* BEGIN MATERIAL *

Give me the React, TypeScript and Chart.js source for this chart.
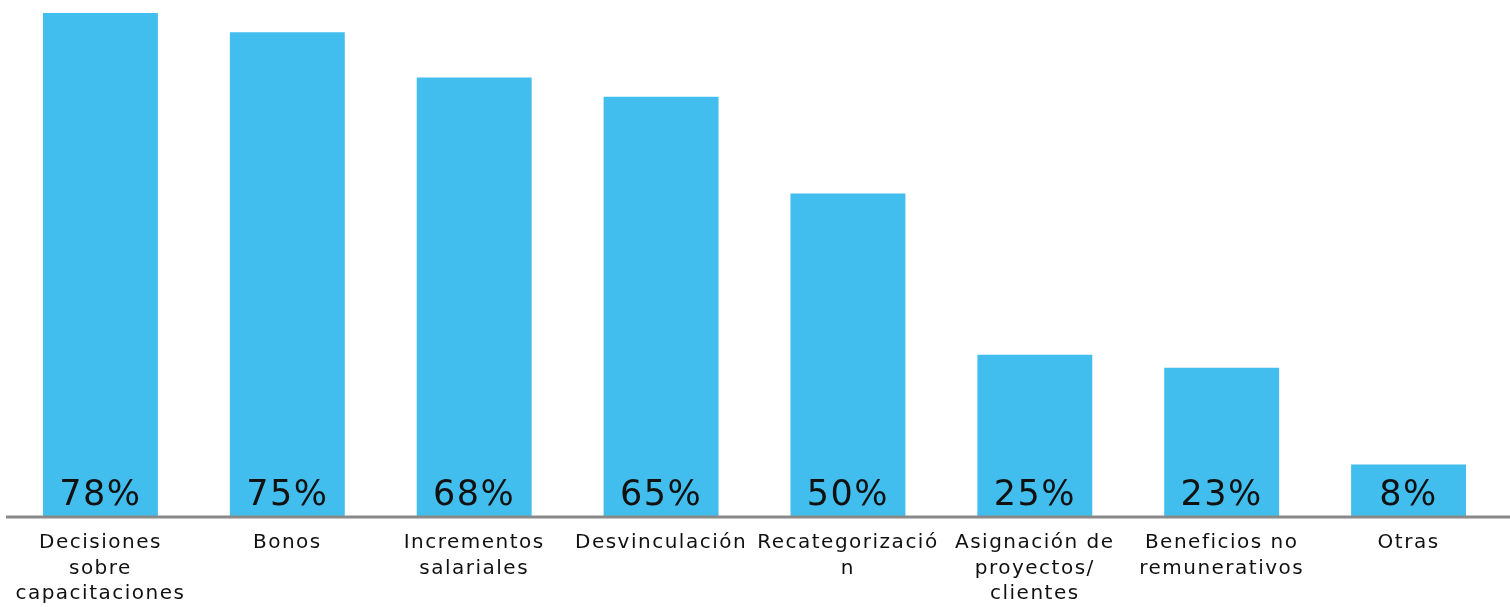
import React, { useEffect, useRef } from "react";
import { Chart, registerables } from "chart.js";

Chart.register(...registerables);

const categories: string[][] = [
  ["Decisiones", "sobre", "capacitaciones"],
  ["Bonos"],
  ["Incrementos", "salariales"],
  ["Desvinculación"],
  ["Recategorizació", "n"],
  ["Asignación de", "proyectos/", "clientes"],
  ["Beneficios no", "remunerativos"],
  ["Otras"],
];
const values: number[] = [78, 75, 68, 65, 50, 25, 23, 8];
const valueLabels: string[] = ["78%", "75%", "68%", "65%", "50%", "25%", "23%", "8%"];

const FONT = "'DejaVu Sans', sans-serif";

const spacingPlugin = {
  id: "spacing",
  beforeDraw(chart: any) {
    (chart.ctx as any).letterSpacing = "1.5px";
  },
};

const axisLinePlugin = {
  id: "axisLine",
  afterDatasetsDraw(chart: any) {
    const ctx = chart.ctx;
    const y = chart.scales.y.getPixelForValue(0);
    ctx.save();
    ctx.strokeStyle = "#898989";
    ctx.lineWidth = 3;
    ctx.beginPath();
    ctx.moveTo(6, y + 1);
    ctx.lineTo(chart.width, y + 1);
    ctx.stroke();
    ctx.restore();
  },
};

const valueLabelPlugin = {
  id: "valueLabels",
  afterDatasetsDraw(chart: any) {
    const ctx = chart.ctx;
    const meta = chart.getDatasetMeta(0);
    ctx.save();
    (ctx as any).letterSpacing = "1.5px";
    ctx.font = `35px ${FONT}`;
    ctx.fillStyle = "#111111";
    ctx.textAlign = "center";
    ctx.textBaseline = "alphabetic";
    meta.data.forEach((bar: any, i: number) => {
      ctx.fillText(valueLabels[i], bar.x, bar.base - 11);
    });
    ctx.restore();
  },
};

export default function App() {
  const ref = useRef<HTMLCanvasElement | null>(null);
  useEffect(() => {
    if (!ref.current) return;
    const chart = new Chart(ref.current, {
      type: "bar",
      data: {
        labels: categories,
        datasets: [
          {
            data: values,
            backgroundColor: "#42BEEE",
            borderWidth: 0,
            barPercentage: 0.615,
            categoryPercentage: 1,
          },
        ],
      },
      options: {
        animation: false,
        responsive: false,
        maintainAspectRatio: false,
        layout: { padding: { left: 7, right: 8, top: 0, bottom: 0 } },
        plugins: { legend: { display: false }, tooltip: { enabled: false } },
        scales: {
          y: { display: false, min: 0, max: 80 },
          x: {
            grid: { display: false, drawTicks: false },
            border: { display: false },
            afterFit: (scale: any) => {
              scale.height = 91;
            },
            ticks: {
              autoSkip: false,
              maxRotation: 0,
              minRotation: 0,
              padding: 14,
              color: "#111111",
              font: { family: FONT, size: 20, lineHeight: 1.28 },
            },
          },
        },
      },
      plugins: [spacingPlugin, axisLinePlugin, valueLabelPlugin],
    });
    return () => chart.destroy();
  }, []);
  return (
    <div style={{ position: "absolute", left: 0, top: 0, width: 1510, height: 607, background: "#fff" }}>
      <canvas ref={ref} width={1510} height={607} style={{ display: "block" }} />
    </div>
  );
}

* END MATERIAL *

Print out the material word for word, omitting the pictures.

[FINISHED TASK]
Give me the React, TypeScript and Chart.js source for this chart.
import React, { useEffect, useRef } from "react";
import { Chart, registerables } from "chart.js";

Chart.register(...registerables);

const categories: string[][] = [
  ["Decisiones", "sobre", "capacitaciones"],
  ["Bonos"],
  ["Incrementos", "salariales"],
  ["Desvinculación"],
  ["Recategorizació", "n"],
  ["Asignación de", "proyectos/", "clientes"],
  ["Beneficios no", "remunerativos"],
  ["Otras"],
];
const values: number[] = [78, 75, 68, 65, 50, 25, 23, 8];
const valueLabels: string[] = ["78%", "75%", "68%", "65%", "50%", "25%", "23%", "8%"];

const FONT = "'DejaVu Sans', sans-serif";

const spacingPlugin = {
  id: "spacing",
  beforeDraw(chart: any) {
    (chart.ctx as any).letterSpacing = "1.5px";
  },
};

const axisLinePlugin = {
  id: "axisLine",
  afterDatasetsDraw(chart: any) {
    const ctx = chart.ctx;
    const y = chart.scales.y.getPixelForValue(0);
    ctx.save();
    ctx.strokeStyle = "#898989";
    ctx.lineWidth = 3;
    ctx.beginPath();
    ctx.moveTo(6, y + 1);
    ctx.lineTo(chart.width, y + 1);
    ctx.stroke();
    ctx.restore();
  },
};

const valueLabelPlugin = {
  id: "valueLabels",
  afterDatasetsDraw(chart: any) {
    const ctx = chart.ctx;
    const meta = chart.getDatasetMeta(0);
    ctx.save();
    (ctx as any).letterSpacing = "1.5px";
    ctx.font = `35px ${FONT}`;
    ctx.fillStyle = "#111111";
    ctx.textAlign = "center";
    ctx.textBaseline = "alphabetic";
    meta.data.forEach((bar: any, i: number) => {
      ctx.fillText(valueLabels[i], bar.x, bar.base - 11);
    });
    ctx.restore();
  },
};

export default function App() {
  const ref = useRef<HTMLCanvasElement | null>(null);
  useEffect(() => {
    if (!ref.current) return;
    const chart = new Chart(ref.current, {
      type: "bar",
      data: {
        labels: categories,
        datasets: [
          {
            data: values,
            backgroundColor: "#42BEEE",
            borderWidth: 0,
            barPercentage: 0.615,
            categoryPercentage: 1,
          },
        ],
      },
      options: {
        animation: false,
        responsive: false,
        maintainAspectRatio: false,
        layout: { padding: { left: 7, right: 8, top: 0, bottom: 0 } },
        plugins: { legend: { display: false }, tooltip: { enabled: false } },
        scales: {
          y: { display: false, min: 0, max: 80 },
          x: {
            grid: { display: false, drawTicks: false },
            border: { display: false },
            afterFit: (scale: any) => {
              scale.height = 91;
            },
            ticks: {
              autoSkip: false,
              maxRotation: 0,
              minRotation: 0,
              padding: 14,
              color: "#111111",
              font: { family: FONT, size: 20, lineHeight: 1.28 },
            },
          },
        },
      },
      plugins: [spacingPlugin, axisLinePlugin, valueLabelPlugin],
    });
    return () => chart.destroy();
  }, []);
  return (
    <div style={{ position: "absolute", left: 0, top: 0, width: 1510, height: 607, background: "#fff" }}>
      <canvas ref={ref} width={1510} height={607} style={{ display: "block" }} />
    </div>
  );
}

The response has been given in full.